Imagine flying from Florida to D.C. with nowhere to sit, no air conditioning, no place to store your bags — not even a bathroom. Imagine flying anywhere under those conditions.

In this image from 2009, the Space Shuttle orbiter Atlantis, framed by the California mountains, rode on the back of one of NASA’s Boeing 747 Shuttle Carrier Aircraft en route from California to the Kennedy Space Center. Credit: NASA
In this image from 2009, the Space Shuttle orbiter Atlantis, framed by the California mountains, rode on the back of one of NASA’s Boeing 747 Shuttle Carrier Aircraft en route from California to the Kennedy Space Center. Credit: NASA

NASA has kept two 747s set up this way on purpose. The downstairs passenger area of these jetliners has been as hollow inside as possible in order to carry a very special cargo: the space shuttle.

Known as the Shuttle Carrier Aircraft, or SCA, the modified Boeing 747 jetliners originally were manufactured for commercial use. The 747 four-engine intercontinental-range, swept-wing “jumbo jets” entered commercial service in 1969. To view the interactive feature on SCA, visit www.nasa.gov/externalflash/shuttlecarrier/.

During the era of the Space Shuttle Program, SCAs were used to ferry space shuttle orbiters from landing sites back to the launch complex at the Kennedy Space Center and also to and from other locations too distant for the orbiters to be delivered by ground transportation. The orbiters are placed atop the SCA by Mate-Demate Devices, large gantry-like structures that hoist the orbiters off the ground for post-flight servicing and then mate them with the SCA for ferry flights.

The planes’ passenger areas were stripped of creature comforts, such as galleys, carpeting and even part of the inside temperature duct work — all for the sake of reducing weight. But the weight still is more than 250,000 pounds, and the drag created by the shape and weight of the orbiter — 176,000 pounds or more, depending on the payload — negates the small amount of lift it adds. During a normal flight, the SCA might use 20,000 pounds of fuel an hour; with an orbiter on its back, that number doubles.

NASA 911 made its final flight Feb. 8, 2012. The jumbo jet’s final mission was a short flight lasting only about 20 minutes from NASA’s Dryden Flight Research Center at Edwards Air Force Base to The Dryden Aircraft Operations Facility adjacent to Air Force Plant 42 in Palmdale, Calif.
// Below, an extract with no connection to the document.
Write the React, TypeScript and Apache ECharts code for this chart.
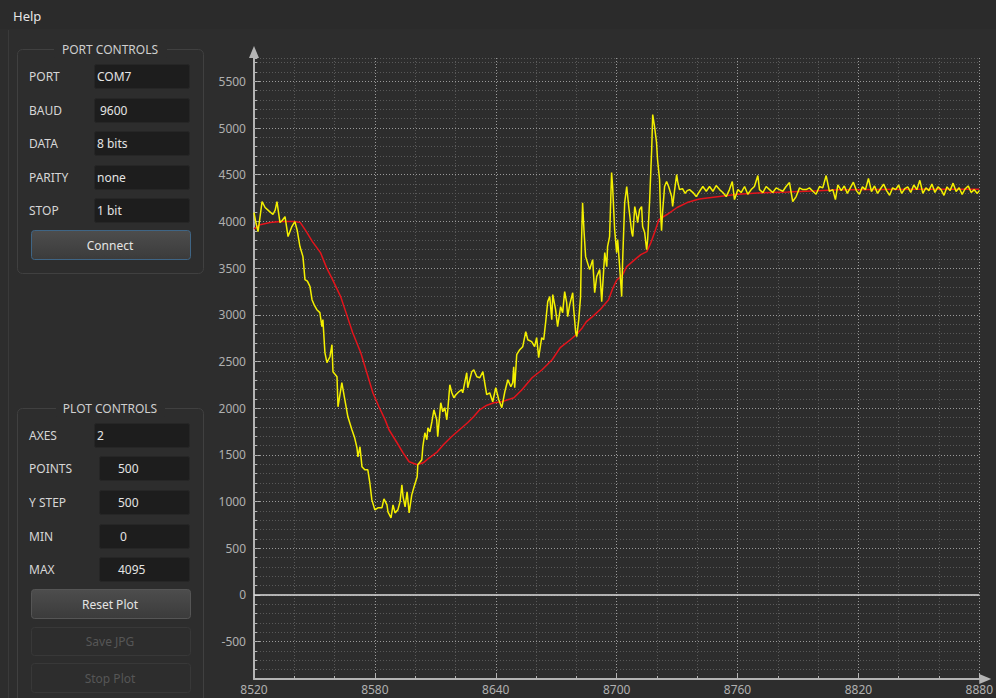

NASA 905 will ferry the shuttles to the cities of their final display venues. Those sites include the National Air and Space Museum’s Udvar-Hazy Center near Washington, D.C. (Discovery), the Intrepid Sea, Air and Space Museum in New York City (Enterprise), the California Science Center in Los Angeles (Endeavour). Shuttle Atlantis will move to the visitor center at NASA’s Kennedy Space Center in Florida and will not be ferried via the SCA.

After those deliveries are completed, both shuttle carrier aircraft will support NASA’s Stratospheric Observatory for Infrared Astronomy (SOFIA) Boeing 747SP aircraft flying.

Features which distinguish the SCAs from standard 747 jetliners are:
–Three struts with associated interior structural strengthening protrude from the top of the fuselage (two aft, one forward) on which the orbiter is attached.
–Two additional vertical stabilizers, one on each end of the standard horizontal stabilizer, to enhance directional stability.
–Removal of all interior furnishings and equipment aft of the forward No. 1 doors.
–Addition of instrumentation used by SCA flight crews and engineers to monitor orbiter electrical loads during the ferry flights and also during pre- and post-ferry flight operations.